Speaking to Robin Shaw, Head of Sugar Analysis at Marex Spectron, a leading commodity broker with extensive range of services and intellectual content across all commodity markets shared insights on the trend in the market. He said, “Only a couple of weeks ago we were comfortably preparing for a sugar market in 2020 trading at or above the ethanol parity, which we expected to be in the 13.50/14.00 c/lb range. But then came the collapse of energy prices as expectations of the spread of the corona virus became even more alarmist. And if Crude Oil/RBOB prices stay where they are today into the coming CS Brazil harvest, it means that sugar prices will at some stage have to go below 12.00/clb or thereabouts, in order to prevent Brazilian mills for making excess sugar. We decisively feel that sugar is bullish for 2020; each week seems to get more bullish. So as the harvest progresses, sugar prices will dance to the tune of a complicated interplay between the amount of sugar produced so far, the RBOB and the market’s evolving belief about how much sugar is actually needed.”
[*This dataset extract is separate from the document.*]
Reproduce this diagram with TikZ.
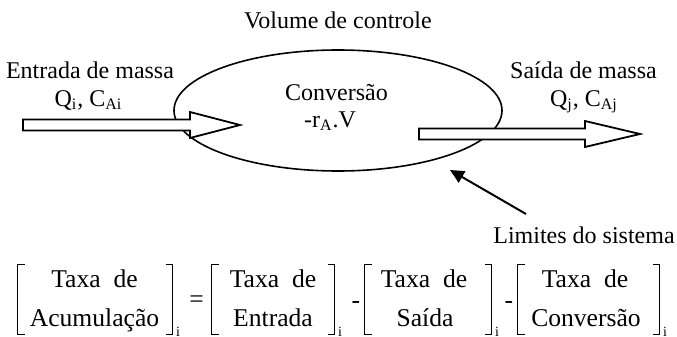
\documentclass[tikz,border=0pt]{standalone}
\usepackage{fontspec}
\setmainfont{Liberation Serif}
\usetikzlibrary{shapes.geometric,arrows.meta}
% brackets of one term: left x, right x, name of the index node
\newcommand{\colchetes}[3]{%
  \draw[colchete] (#1+7,265) -- (#1,265) -- (#1,335) -- (#1+7,335);
  \draw[colchete] (#2-7,265) -- (#2,265) -- (#2,335) -- (#2-7,335);
  \node[indice] (#3) at (#2+5,336) {i};
}

\begin{document}
\begin{tikzpicture}[x=0.5pt, y=-0.5pt,
  rotulo/.style={anchor=base, inner sep=0pt, font=\fontsize{12}{14}\selectfont},
  termo/.style={anchor=base, inner sep=0pt, font=\fontsize{12.8}{15}\selectfont},
  indice/.style={anchor=base, inner sep=0pt, font=\fontsize{7}{8}\selectfont},
  bloco/.style={draw, fill=white, line width=0.9pt, line join=miter},
  colchete/.style={line width=0.5pt}]

\useasboundingbox (0,0) rectangle (677,337);

% control volume
\node[draw, ellipse, line width=0.8pt, inner sep=0pt,
  minimum width=328pt/2, minimum height=121pt/2] (volume) at (338,110.5) {};
\node[rotulo] (volctl) at (338,28) {Volume de controle};
\node[rotulo] (conv) at (336.5,100) {Conversão};
\node[rotulo] (reacao) at (330,127) {-r\textsubscript{A}.V};

% mass in and out
\draw[bloco] (23,119.5) -- (190,119.5) -- (190,112) -- (240,125)
  -- (190,138) -- (190,130.5) -- (23,130.5) -- cycle;
\node[rotulo] (entrada) at (90,78) {Entrada de massa};
\node[rotulo] (qi) at (88.5,106) {Q\textsubscript{i}, C\textsubscript{Ai}};

\draw[bloco] (419,128.5) -- (585,128.5) -- (585,121) -- (640,134)
  -- (585,147) -- (585,139.5) -- (419,139.5) -- cycle;
\node[rotulo] (saida) at (583.5,78) {Saída de massa};
\node[rotulo] (qj) at (584,106) {Q\textsubscript{j}, C\textsubscript{Aj}};

% system limits
\node[rotulo] (limites) at (584,243) {Limites do sistema};
\coordinate (cauda) at (526,214);
\coordinate (ponta) at (450,170);
\draw[line width=1pt, -{Triangle[length=7pt,width=6.5pt]}] (cauda) -- (ponta);

% balance
\node[termo] (acum1) at (94.5,287) {Taxa\ \ de};
\node[termo] (acum2) at (94.5,327) {Acumulação};
\colchetes{18}{173}{iacum}
\node[termo] (igual) at (196.5,307) {=};

\node[termo] (ent1) at (273,287) {Taxa\ \ de};
\node[termo] (ent2) at (273,327) {Entrada};
\colchetes{212}{335}{ient}
\node[termo] (menos1) at (356,308) {-};

\node[termo] (sai1) at (424,287) {Taxa\ \ de};
\node[termo] (sai2) at (425,327) {Saída};
\colchetes{365}{492}{isai}
\node[termo] (menos2) at (509,308) {-};

\node[termo] (conv1) at (585,287) {Taxa\ \ de};
\node[termo] (conv2) at (586,327) {Conversão};
\colchetes{518}{660}{iconv}

\end{tikzpicture}
\end{document}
“Speaking on the prospects for 2021, it looks unlikely that sugar industry will recover in time for next year’s cane harvest and it is probable that the combination of extreme weather having an extra negative effect on cane that has been subject to poor husbandry will continue. And consumption seems to be moving up slightly. So it is probable that 2020-2021 will be in deficit too. So we will need even more sugar out of CS Brazil. So we could by then be nearing the point when we ‘break free’ of the ethanol price. Against that is the fact that Indian production will certainly increase (but India will not export more than this year). Also, we have to bear in mind that while many producing countries are still suffering the effects of low sugar prices for the past 3 years, CS Brazil and India, the two biggest producers, have enjoyed excellent prices, at least for the last 2 years.” He added.